↓
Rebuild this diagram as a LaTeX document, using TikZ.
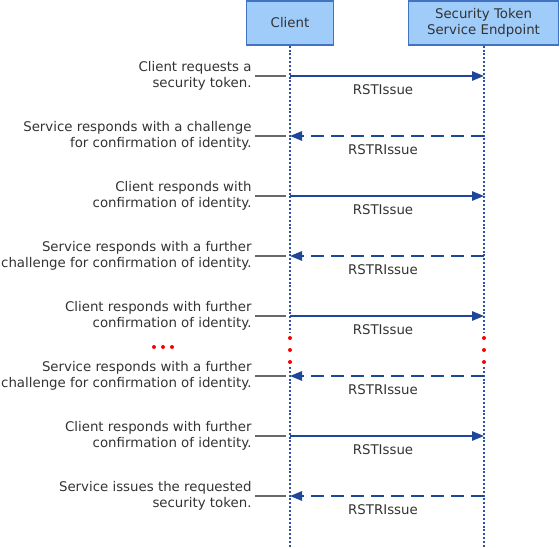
\documentclass[tikz,border=0pt]{standalone}
\usepackage{fontspec}
\setmainfont{DejaVu Sans}
\usetikzlibrary{arrows.meta}

\definecolor{boxfill}{RGB}{160,204,250}
\definecolor{boxline}{RGB}{66,114,196}
\definecolor{msgblue}{RGB}{31,71,153}
\definecolor{lifeblue}{RGB}{48,82,165}
\definecolor{txtgray}{RGB}{51,51,51}
\definecolor{tickgray}{RGB}{105,105,105}

\tikzset{every picture/.style={line width=0.75pt}}
\tikzset{
	party/.style={draw=boxline, fill=boxfill, line width=1pt, minimum width=65.25pt, minimum height=33pt, align=center, text=txtgray, font=\fontsize{10}{12}\selectfont},
	party wide/.style={party, minimum width=112.5pt},
	note/.style={anchor=east, align=right, inner sep=0.75pt, text=txtgray, font=\fontsize{10}{12}\selectfont},
	msglabel/.style={inner sep=0.75pt, text=txtgray, font=\fontsize{10}{12}\selectfont},
	lifeline/.style={draw=lifeblue, line width=1.7pt, dash pattern=on 1.5pt off 1.4pt},
	request/.style={draw=msgblue, line width=1.4pt, -{Triangle[length=9pt,width=7pt]}},
	reply/.style={request, dash pattern=on 10pt off 5pt},
	tick/.style={draw=tickgray, line width=0.9pt},
	gapdot/.style={circle, fill=red, inner sep=0pt, minimum size=3pt},
}

\begin{document}
\begin{tikzpicture}[x=0.75pt,y=0.75pt,yscale=-1,xscale=1]
		\useasboundingbox (0,0) rectangle (560,548);
		
		%Parties
		\node [party] (client) at (290,23) {Client};
		\node [party wide] (sts) at (483.5,23) {Security Token\\Service Endpoint};
		
		%Lifelines, broken by the gap
		\coordinate (cgap1) at (290,333);
		\coordinate (cgap2) at (290,367);
		\coordinate (cend) at (290,548);
		\coordinate (sgap1) at (484,333);
		\coordinate (sgap2) at (484,367);
		\coordinate (send) at (484,548);
		\draw [lifeline] (client.south) -- (cgap1);
		\draw [lifeline] (cgap2) -- (cend);
		\draw [lifeline] (sts.south -| sgap1) -- (sgap1);
		\draw [lifeline] (sgap2) -- (send);
		
		%Gap dots
		\node [gapdot] (cdot1) at (290,338) {};
		\node [gapdot] (cdot2) at (290,350) {};
		\node [gapdot] (cdot3) at (290,362) {};
		\node [gapdot] (sdot1) at (484,338) {};
		\node [gapdot] (sdot2) at (484,350) {};
		\node [gapdot] (sdot3) at (484,362) {};
		\node [gapdot] (ldot1) at (154,347) {};
		\node [gapdot] (ldot2) at (163,347) {};
		\node [gapdot] (ldot3) at (172,347) {};
		
		%Message end points
		\coordinate (c1) at (290,76);  \coordinate (s1) at (484,76);
		\coordinate (c2) at (290,136); \coordinate (s2) at (484,136);
		\coordinate (c3) at (290,196); \coordinate (s3) at (484,196);
		\coordinate (c4) at (290,256); \coordinate (s4) at (484,256);
		\coordinate (c5) at (290,316); \coordinate (s5) at (484,316);
		\coordinate (c6) at (290,376); \coordinate (s6) at (484,376);
		\coordinate (c7) at (290,436); \coordinate (s7) at (484,436);
		\coordinate (c8) at (290,496); \coordinate (s8) at (484,496);
		
		%Messages
		\draw [request] (c1) -- (s1);
		\draw [reply] (s2) -- (c2);
		\draw [request] (c3) -- (s3);
		\draw [reply] (s4) -- (c4);
		\draw [request] (c5) -- (s5);
		\draw [reply] (s6) -- (c6);
		\draw [request] (c7) -- (s7);
		\draw [reply] (s8) -- (c8);
		
		\node [msglabel] (msg1) at (383,90) {RSTIssue};
		\node [msglabel] (msg2) at (383,150) {RSTRIssue};
		\node [msglabel] (msg3) at (383,210) {RSTIssue};
		\node [msglabel] (msg4) at (383,270) {RSTRIssue};
		\node [msglabel] (msg5) at (383,330) {RSTIssue};
		\node [msglabel] (msg6) at (383,390) {RSTRIssue};
		\node [msglabel] (msg7) at (383,450) {RSTIssue};
		\node [msglabel] (msg8) at (383,510) {RSTRIssue};
		
		%Notes
		\node [note] (note1) at (253,76) {Client requests a\\security token.};
		\node [note] (note2) at (253,136) {Service responds with a challenge\\for confirmation of identity.};
		\node [note] (note3) at (253,196) {Client responds with\\confirmation of identity.};
		\node [note] (note4) at (253,256) {Service responds with a further\\challenge for confirmation of identity.};
		\node [note] (note5) at (253,316) {Client responds with further\\confirmation of identity.};
		\node [note] (note6) at (253,376) {Service responds with a further\\challenge for confirmation of identity.};
		\node [note] (note7) at (253,436) {Client responds with further\\confirmation of identity.};
		\node [note] (note8) at (253,496) {Service issues the requested\\security token.};
		
		\draw [tick] ([xshift=1.5pt]note1.east) -- ([xshift=-3pt]c1);
		\draw [tick] ([xshift=1.5pt]note2.east) -- ([xshift=-3pt]c2);
		\draw [tick] ([xshift=1.5pt]note3.east) -- ([xshift=-3pt]c3);
		\draw [tick] ([xshift=1.5pt]note4.east) -- ([xshift=-3pt]c4);
		\draw [tick] ([xshift=1.5pt]note5.east) -- ([xshift=-3pt]c5);
		\draw [tick] ([xshift=1.5pt]note6.east) -- ([xshift=-3pt]c6);
		\draw [tick] ([xshift=1.5pt]note7.east) -- ([xshift=-3pt]c7);
		\draw [tick] ([xshift=1.5pt]note8.east) -- ([xshift=-3pt]c8);
		
	\end{tikzpicture}
\end{document}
↑
■ **TASK DETAILS**
Please quote the lines of the material, beginning with the first and ending with the one that contains "[party wide] (sts)", exactly as written and without any pictures.

■ **RESULT OF THIS TASK**
Rebuild this diagram as a LaTeX document, using TikZ.
\documentclass[tikz,border=0pt]{standalone}
\usepackage{fontspec}
\setmainfont{DejaVu Sans}
\usetikzlibrary{arrows.meta}

\definecolor{boxfill}{RGB}{160,204,250}
\definecolor{boxline}{RGB}{66,114,196}
\definecolor{msgblue}{RGB}{31,71,153}
\definecolor{lifeblue}{RGB}{48,82,165}
\definecolor{txtgray}{RGB}{51,51,51}
\definecolor{tickgray}{RGB}{105,105,105}

\tikzset{every picture/.style={line width=0.75pt}}
\tikzset{
	party/.style={draw=boxline, fill=boxfill, line width=1pt, minimum width=65.25pt, minimum height=33pt, align=center, text=txtgray, font=\fontsize{10}{12}\selectfont},
	party wide/.style={party, minimum width=112.5pt},
	note/.style={anchor=east, align=right, inner sep=0.75pt, text=txtgray, font=\fontsize{10}{12}\selectfont},
	msglabel/.style={inner sep=0.75pt, text=txtgray, font=\fontsize{10}{12}\selectfont},
	lifeline/.style={draw=lifeblue, line width=1.7pt, dash pattern=on 1.5pt off 1.4pt},
	request/.style={draw=msgblue, line width=1.4pt, -{Triangle[length=9pt,width=7pt]}},
	reply/.style={request, dash pattern=on 10pt off 5pt},
	tick/.style={draw=tickgray, line width=0.9pt},
	gapdot/.style={circle, fill=red, inner sep=0pt, minimum size=3pt},
}

\begin{document}
\begin{tikzpicture}[x=0.75pt,y=0.75pt,yscale=-1,xscale=1]
		\useasboundingbox (0,0) rectangle (560,548);
		
		%Parties
		\node [party] (client) at (290,23) {Client};
		\node [party wide] (sts) at (483.5,23) {Security Token\\Service Endpoint};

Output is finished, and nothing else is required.